Monday, May 23, 2011

Moore's Law Doesn't Catch Imagination

Back in 1992 I had an opportunity to use an iPSC super computer. If I recall correctly, the particular computer I used had a total of 192 MB of RAM. This was just an outrageously huge amount. It was enough that I didn't really pay too much attention to the memory I was using on the program I was writing. When it was suggested that maybe my program was failing due to using too much memory, I was incredulous. But upon further inspection of my program, sure enough, I was trying to allocate arrays requiring a few hundred megabytes of memory.

Using a generalization of Moore's Law that says that processing power should double every 18 months (I know, that's not the real law), and given that approximately 12 18month periods have passed since then, computers should be 4,000 times as powerful. And sure enough, you can find supercomputers with terabytes of RAM, and the laptop I just bought has 8GB of RAM, which is 4,000 times what was common then. I am actually kind of amazed at how accurate this rule of thumb is.

However, my programming goals apparently grow just as fast. Just the other day, as I was practicing for programming contests, I tried to allocate a 4 terabyte array. Needless to say, my program failed. And for some reason, instead of just crashing, it ground my computer to a halt, eventually requiring a reboot. I suspect in another two decades I'll be crashing programs by trying to allocate exabyte arrays.

Conclusion
For many business or web apps, network or database latency is going to be your biggest bottleneck. Because of this we often treat memory as infinite and processing time as zero. The emphasis on writing readable, maintainable code as opposed to the most efficient is typically the right trade-off. However, memory isn't infinite, and processing time isn't zero. Before coding a module that requires pulling your entire database into memory, think about whether this is a couple megabytes of memory or a hundreds of terabytes.  Modern computers are powerful, but they still aren't as powerful as we'd all like.

6 comments:

Anonymous said...

Did your iPSC contain the i860 processor? I read that I was difficult to optimize the pipelines on that processor. Did you ever do some analysis to see if your code was anywhere near the theoretical peak performance of the i860 (80mflops)?

Michael Haddox-Schatz said...

You're asking me to remember something from 19 years ago! I am not sure what processor it had. What I do remember was that is was my first exposure to parallel programming and that most of my work was getting my algorithm to efficiently run on the multiple CPUs at once.

Anonymous said...

Were you running a separate process on each processor? what did you use to communicate and synchronize between processes? or did you just have 128 threads?
-Alan

Michael Haddox-Schatz said...

The machine I was on had 16 processors in a 4-d hypercube configuration.

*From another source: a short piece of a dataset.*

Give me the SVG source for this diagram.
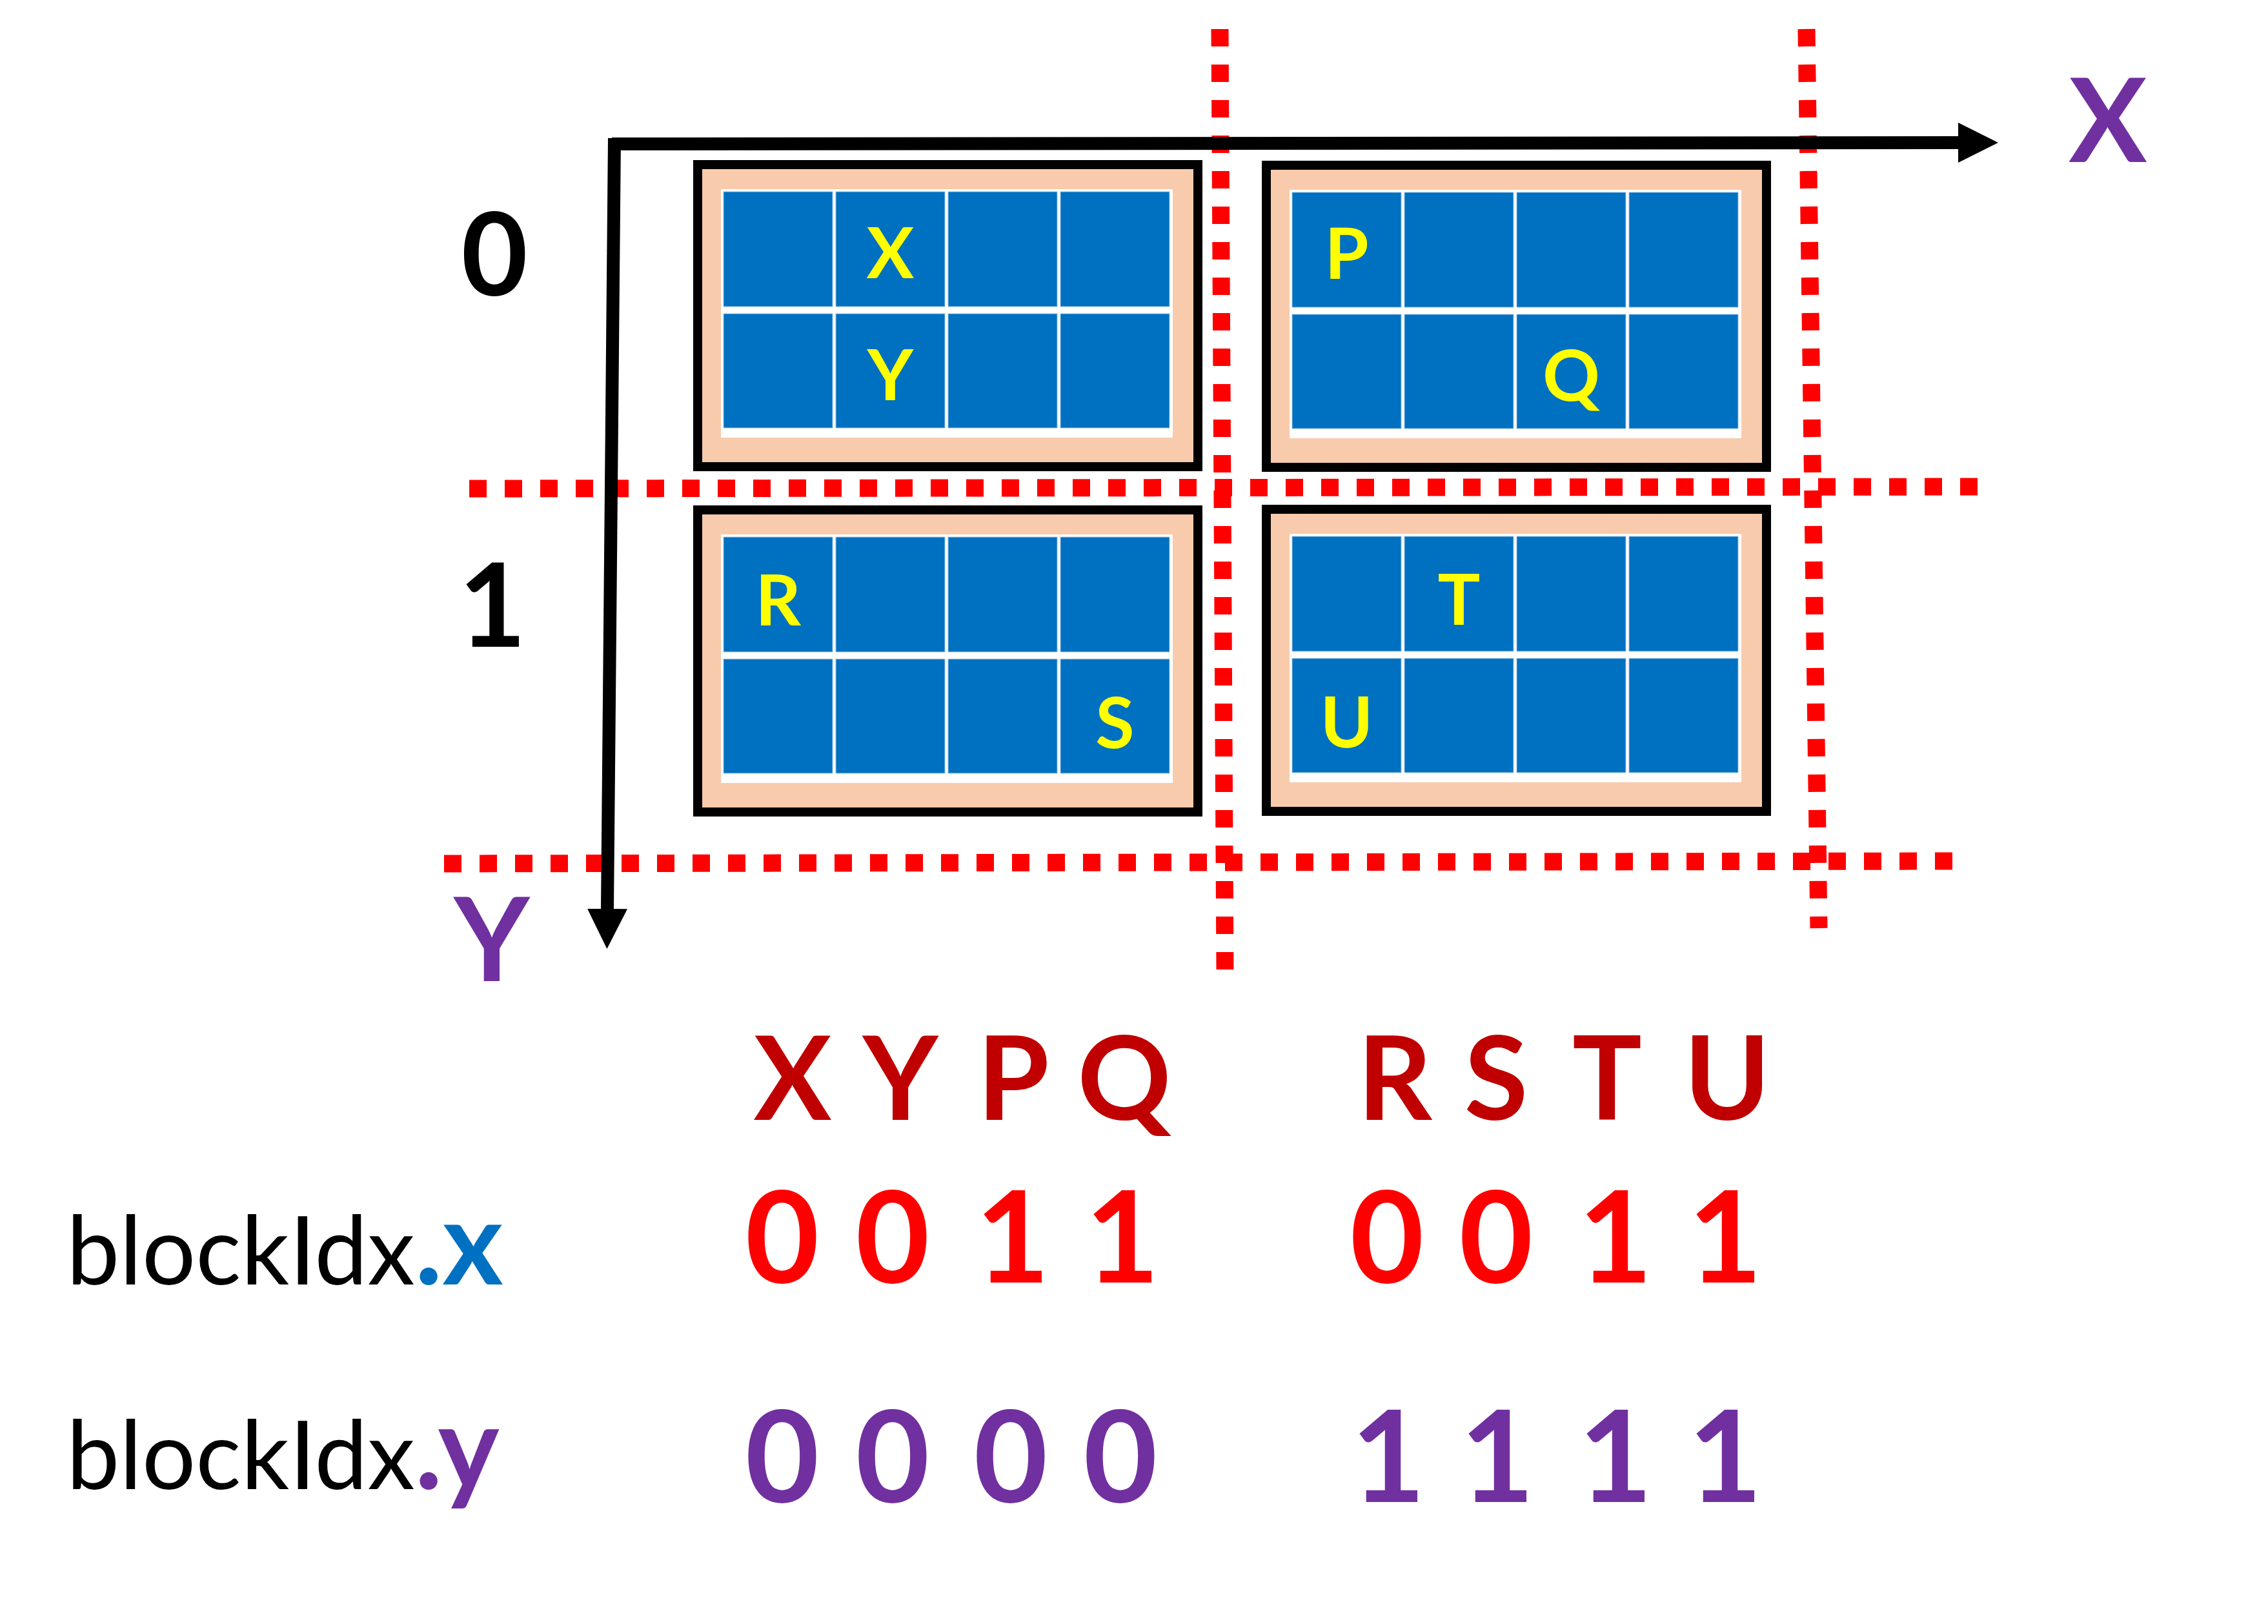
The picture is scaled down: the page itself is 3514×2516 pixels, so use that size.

So I had 16 separate processes running, which communicated via the protocol provided. I don't remember the details, other than that it was a low level C library to make the calls and that nodes only communicated with their neighbors. (at least directly)

Anonymous said...

Let's see does hypercube config mean that each processor can only communicate directly with 4 of the other processors? I'm glad I saw that hypercube program you wrote years ago or I would not have been able to figure that out. You know if you want to do an entire post about the iPSC, that's fine with me!
-Alan

Michael Haddox-Schatz said...

That is what a 4D hypercube configuration means, yes.